Modify short form filter function #452

Closed andyjessen closed 1 year ago

andyjessen commented 1 year ago

Short form filter omits words with length of 10. Consider changing to be inclusive of 10.

dakinggg commented 1 year ago

Thanks for the contribution! Is this motivated by some real cases you've run into? I don't quite remember whether we had any particular reason for the current length constraint, or it was more of an arbitrary choice. I'm always a bit hesitant to make subtle changes to default behavior.

andyjessen commented 1 year ago

No. I don't have a real case. I noticed that the code doesn't match the comment above it. It also doesn't match the algorithm from the 2003 paper.

Short forms are considered valid candidates only if they consist of at most two words, their length is between two to ten characters, at least one of these characters is a letter, and the first character is alphanumeric.

dakinggg commented 1 year ago

I believe it actually still doesn't match the 2003 paper (which is fine).
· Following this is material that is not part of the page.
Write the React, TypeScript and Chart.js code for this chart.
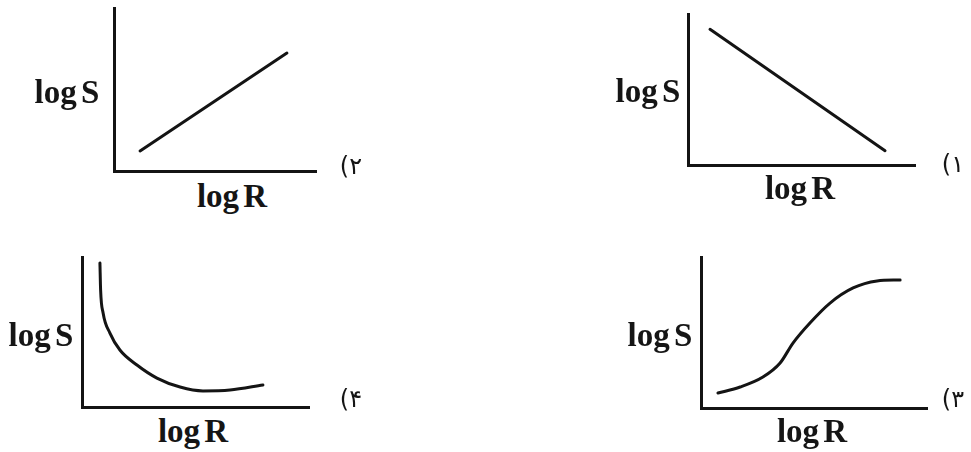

The paper says Short forms are considered valid candidates only if they consist of at most two words, their length is between 2 to 10 characters, at least one of these characters is a letter, and the first character is alphanumeric. We allow each individual word to be between length 2 and 10, vs the original that requires the whole sequence to be between length 2 and 10. In the absence of a compelling reason to change the default behavior, I'm inclined to just update the comment to reflect what the code does. Does that seem reasonable?

andyjessen commented 1 year ago

Yes. That sounds good.